John: For folks considering going in-house, get a sense of the culture of the organization. As part of that, certainly, it’s the people, how they work with each other, with processes, and especially how they interact with the lawyers. Do the business people make the decisions? Are the business people relying on the legal team to make the decisions? Or do the business people make the decisions and want the lawyer to cover their butt? Those are very different types of cultures and different types of responsibilities for the lawyers.
Different companies use the legal department and the lawyer(s) in it differently. Try to get an understanding of that and make sure whatever that culture is, it aligns with your own values, your own perspectives on your role and your responsibilities to the law as a lawyer.
Personal Life | Family, Faith, Reading & Music
Chris: John, were you recently in some beautiful place for vacation?
John: My family just got back a week or so ago from beaches in Rhode Island. We were in the Point Judith/ Narragansett area. My dad’s from northern Connecticut. He’s got family that’s still in that area. My wife and I, and five of our six children, and my parents planned a summer vacation to go back and visit with as much of my dad’s family as we could get to during that time. We also then spent three or four days on the beaches of Rhode Island and the Atlantic.
Chris: Can you make some reading recommendations?
John: I have a tendency to have three or four books that I’m reading at any given time, some of which are geared towards research I do for the scholarships, and the teaching, speaking and publishing that I do. I enjoy that type of reading, so it’s not as much work as it might be for some.
Also, I always have some sort of a fiction novel that I’m reading at the same time. I have a tendency to really like spy thrillers or history thrillers that are fiction. I really like Daniel Silva a lot. He’s got a particular character, Gabriel Allon and David writes in present-day geopolitical senses as well, which is really interesting.
Along the lines of Tom Clancy-type but without the detail – Tom Clancy is another writer that I like – Mark Greaney has a character called the Gray Man. Steven Berry is an author who does current novels with a historical context or even some historical spy-type thriller novels. He’s had a couple of things around Thomas Jefferson, Abraham Lincoln, and the Romanov Dynasty. Sometimes it bounces back and forth between current day and historical, in a fiction sense, but rooted in history. Those are fun novels to read.

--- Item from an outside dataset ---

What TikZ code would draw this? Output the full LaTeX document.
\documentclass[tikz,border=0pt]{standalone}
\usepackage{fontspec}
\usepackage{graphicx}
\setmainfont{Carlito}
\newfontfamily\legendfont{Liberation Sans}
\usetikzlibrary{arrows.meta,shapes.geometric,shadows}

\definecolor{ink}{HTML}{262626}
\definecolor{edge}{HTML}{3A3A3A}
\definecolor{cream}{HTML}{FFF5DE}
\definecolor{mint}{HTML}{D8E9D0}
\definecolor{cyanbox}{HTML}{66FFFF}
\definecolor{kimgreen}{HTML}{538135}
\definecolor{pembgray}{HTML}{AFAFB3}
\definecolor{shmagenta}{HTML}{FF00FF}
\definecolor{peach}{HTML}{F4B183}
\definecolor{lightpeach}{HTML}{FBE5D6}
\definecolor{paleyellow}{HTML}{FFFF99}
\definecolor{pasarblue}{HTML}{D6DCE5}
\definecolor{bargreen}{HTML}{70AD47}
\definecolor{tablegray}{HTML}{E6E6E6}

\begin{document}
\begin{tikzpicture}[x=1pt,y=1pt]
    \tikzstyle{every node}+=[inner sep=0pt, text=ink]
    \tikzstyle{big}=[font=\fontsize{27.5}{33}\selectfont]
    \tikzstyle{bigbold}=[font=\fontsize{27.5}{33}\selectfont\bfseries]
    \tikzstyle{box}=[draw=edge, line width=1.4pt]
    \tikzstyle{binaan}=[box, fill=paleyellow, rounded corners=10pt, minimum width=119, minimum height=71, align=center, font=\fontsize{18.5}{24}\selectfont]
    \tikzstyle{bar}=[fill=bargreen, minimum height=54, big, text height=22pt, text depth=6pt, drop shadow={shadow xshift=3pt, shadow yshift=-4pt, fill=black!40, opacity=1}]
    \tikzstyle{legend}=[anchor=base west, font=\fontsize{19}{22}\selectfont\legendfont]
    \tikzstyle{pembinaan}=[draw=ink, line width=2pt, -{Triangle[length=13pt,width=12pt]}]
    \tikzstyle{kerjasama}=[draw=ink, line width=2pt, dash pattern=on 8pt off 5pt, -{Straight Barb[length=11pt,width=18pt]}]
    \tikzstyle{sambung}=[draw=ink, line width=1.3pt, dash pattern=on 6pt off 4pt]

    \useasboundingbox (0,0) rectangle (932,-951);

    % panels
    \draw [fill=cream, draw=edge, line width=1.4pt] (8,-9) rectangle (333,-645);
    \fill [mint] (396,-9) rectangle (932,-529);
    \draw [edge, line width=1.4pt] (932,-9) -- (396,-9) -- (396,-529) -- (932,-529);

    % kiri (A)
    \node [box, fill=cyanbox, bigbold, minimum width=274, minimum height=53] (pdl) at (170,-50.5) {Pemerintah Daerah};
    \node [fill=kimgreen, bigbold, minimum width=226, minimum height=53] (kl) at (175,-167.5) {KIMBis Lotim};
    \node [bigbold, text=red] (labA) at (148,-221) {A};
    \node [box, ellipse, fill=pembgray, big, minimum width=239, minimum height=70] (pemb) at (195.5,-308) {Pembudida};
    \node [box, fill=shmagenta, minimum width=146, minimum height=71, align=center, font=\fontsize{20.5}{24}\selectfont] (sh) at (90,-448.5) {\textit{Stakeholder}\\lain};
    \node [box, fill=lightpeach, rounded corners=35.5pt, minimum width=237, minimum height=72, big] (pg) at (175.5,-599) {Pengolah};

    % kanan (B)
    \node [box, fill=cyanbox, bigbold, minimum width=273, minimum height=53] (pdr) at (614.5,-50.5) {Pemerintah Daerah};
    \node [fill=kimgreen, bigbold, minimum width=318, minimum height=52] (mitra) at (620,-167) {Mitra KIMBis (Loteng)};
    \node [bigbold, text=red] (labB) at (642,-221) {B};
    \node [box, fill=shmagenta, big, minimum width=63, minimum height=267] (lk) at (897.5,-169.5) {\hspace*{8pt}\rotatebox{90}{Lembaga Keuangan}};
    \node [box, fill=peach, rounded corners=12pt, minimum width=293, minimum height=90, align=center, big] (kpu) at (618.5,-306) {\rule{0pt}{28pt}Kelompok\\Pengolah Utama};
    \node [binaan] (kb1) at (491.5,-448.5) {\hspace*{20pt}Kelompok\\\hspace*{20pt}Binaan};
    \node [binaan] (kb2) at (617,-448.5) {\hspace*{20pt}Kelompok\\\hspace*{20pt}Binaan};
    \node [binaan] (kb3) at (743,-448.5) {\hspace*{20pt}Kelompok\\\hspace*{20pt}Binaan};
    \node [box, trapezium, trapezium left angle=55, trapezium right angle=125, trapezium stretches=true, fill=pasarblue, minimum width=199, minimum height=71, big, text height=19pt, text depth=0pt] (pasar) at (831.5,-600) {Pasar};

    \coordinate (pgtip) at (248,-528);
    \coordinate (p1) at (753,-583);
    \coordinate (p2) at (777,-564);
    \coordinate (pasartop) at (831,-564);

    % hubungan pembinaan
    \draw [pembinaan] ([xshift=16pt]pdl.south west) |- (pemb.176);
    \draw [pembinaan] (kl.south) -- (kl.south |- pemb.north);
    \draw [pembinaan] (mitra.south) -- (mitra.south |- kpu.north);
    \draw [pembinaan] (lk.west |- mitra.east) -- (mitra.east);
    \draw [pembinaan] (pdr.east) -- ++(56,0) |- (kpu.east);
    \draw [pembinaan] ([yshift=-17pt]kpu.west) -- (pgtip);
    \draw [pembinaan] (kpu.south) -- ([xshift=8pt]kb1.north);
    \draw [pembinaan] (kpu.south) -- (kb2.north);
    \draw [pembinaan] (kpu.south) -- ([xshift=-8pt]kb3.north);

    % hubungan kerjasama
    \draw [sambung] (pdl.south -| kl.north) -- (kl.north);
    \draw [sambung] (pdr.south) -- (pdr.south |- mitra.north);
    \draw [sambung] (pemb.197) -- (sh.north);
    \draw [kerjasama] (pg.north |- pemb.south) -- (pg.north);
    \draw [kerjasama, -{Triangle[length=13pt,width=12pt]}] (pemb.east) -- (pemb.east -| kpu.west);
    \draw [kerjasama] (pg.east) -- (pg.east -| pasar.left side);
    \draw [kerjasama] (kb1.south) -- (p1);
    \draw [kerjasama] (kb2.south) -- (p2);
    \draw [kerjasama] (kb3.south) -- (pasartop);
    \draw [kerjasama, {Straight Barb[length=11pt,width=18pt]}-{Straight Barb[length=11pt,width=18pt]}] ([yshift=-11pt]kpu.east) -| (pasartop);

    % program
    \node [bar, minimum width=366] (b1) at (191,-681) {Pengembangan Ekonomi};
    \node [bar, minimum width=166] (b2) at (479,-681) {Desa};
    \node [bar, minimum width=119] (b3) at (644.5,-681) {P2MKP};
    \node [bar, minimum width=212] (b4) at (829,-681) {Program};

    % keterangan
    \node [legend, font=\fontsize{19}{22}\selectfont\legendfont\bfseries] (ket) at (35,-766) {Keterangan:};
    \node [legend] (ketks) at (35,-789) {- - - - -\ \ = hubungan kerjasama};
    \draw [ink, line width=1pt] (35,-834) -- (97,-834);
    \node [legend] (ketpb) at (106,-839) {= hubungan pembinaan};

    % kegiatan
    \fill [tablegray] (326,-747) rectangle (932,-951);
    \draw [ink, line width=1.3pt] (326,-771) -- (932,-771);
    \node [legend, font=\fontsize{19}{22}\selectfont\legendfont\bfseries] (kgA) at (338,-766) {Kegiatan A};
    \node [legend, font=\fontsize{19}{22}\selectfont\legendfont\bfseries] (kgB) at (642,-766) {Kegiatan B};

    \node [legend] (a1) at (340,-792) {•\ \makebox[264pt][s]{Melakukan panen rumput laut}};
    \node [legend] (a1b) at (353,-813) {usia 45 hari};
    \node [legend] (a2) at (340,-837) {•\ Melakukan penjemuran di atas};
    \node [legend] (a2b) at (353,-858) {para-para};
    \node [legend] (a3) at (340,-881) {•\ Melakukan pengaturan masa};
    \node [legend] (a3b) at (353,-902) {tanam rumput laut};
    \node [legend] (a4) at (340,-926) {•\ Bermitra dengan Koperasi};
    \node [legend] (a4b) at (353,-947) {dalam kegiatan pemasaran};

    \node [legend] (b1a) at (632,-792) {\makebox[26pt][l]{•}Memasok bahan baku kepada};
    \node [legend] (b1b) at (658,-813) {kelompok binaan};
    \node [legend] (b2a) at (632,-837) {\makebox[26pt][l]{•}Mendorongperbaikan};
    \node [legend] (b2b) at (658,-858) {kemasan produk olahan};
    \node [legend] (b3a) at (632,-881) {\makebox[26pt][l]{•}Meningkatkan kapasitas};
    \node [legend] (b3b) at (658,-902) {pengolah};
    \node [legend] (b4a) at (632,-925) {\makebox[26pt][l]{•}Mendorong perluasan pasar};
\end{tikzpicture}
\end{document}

Chris: You had also shared a real interest with me about music and a band you are a part of. Elaborate about what you guys do.
John: I did use the word band, but that perhaps overstates it. It’s a group of us who are friends. We get together and play. A lot of the stuff that we would do as a band is we would play charity gigs and play for free. Very often we would put ourselves as a band up for a bid in the auction so people could bid on us to go play their birthday party or their block party or something like that. The charity isn’t paying us to play and yet the charity then makes money off of us playing based on the bidding.
Chris: Finally, you had shared with me that your faith is an important part of your journey. You’re active with your local parish and the local diocese. Share a little bit about that and the Cristo Rey story.
John: Largely through upbringing, I’m Catholic. I went to Catholic school first grade through law school. My wife is a cradle Catholic. I’m not sure that saying I’m Catholic really says how faith intersects with my professional life much less my personal life, but to me, it is an important part of who I am and how I approach my interactions with people, with strategic thinking, and problem-solving. That doesn’t mean that I sit around and pray over things and hope to be guided somewhere, but I try to treat people with respect, to listen, and be thoughtful in what I’m communicating. Those things, to me, have a strong component of faith to them as far as trying to get to the right place for the right reasons and in the right way.
Part of the community involvement that I mentioned earlier was very much around education – served on the board of directors for O’Hara High School, the Diocesan school board for the Dioceses Kansas City St. Joe, and currently on the board of the new St. Michael the Archangel Catholic High School. When I was on the school board for the dioceses and was president of that school board, Dick Miller had an idea of bringing a Cristo Rey to Kansas City. He’d heard about the Cristo Rey model founded by Jesuits in Chicago. I had the privilege of being involved with the work that led to the early planning for how to bring Cristo Rey to Kansas City.
Cristo Rey is a Catholic high school. It’s college prep programming. The model is that students go to school four days a week and they job share and they work one day a week. Five students would be going to school four days and working the fifth day. One works on Monday, another works on Tuesday, etcetera, in the same job with businesses in the Kansas City area that have real work for these students to do, but it’s also the type of work that can be job shared among five students. The businesses then pay for these students to attend Cristo Rey and that payment covers their tuition because Cristo Rey’s focus is urban students and free/reduced lunch eligible. It’s an urban core school serving urban core students/urban core population. The high school students get a high-quality education, but also get real-world work experience, understanding of how a business works and how to engage professionally in a business environment.
It’s been in Kansas City for about 15 years or so. It’s a wonderful model and has done great, great things in Kansas City. I couldn’t continue my involvement with Cristo Rey because they wanted to get money from the Kauffman Foundation, so I couldn’t join their board and keep my job here at Kauffman with it providing a grant.
Chris: Tongue in cheek, if you could make one correction to the IRS code, what would it be?
John: Oh gosh. Well, if I could only make one correction, I would do away with most of it probably.
Chris: Oh, do away with the whole thing?
John: We still need taxes, so we still need to be able to fund the government, but boy there’s a lot of that code that can be done away with it seems to me.
Chris: Are you telling me you’re a flat tax kind of guy?
John: Not necessarily flat tax, but a more simplified approach to taxation would make sense.
Chris: Okay. John, thanks so much for your time today. It’s been a pleasure and an honor. I appreciate it.
John: No, thank you, Chris. I’ve enjoyed it and I appreciate it. Perhaps to tie my last comment into our work at Kauffman, one of the things we regularly hear from entrepreneurs as it relates to taxation is “Can we get a more simplified tax code?” A more simplified tax code would facilitate entrepreneurship. Thank you, Chris. I’ve appreciated our conversation and the chance to engage with your listeners.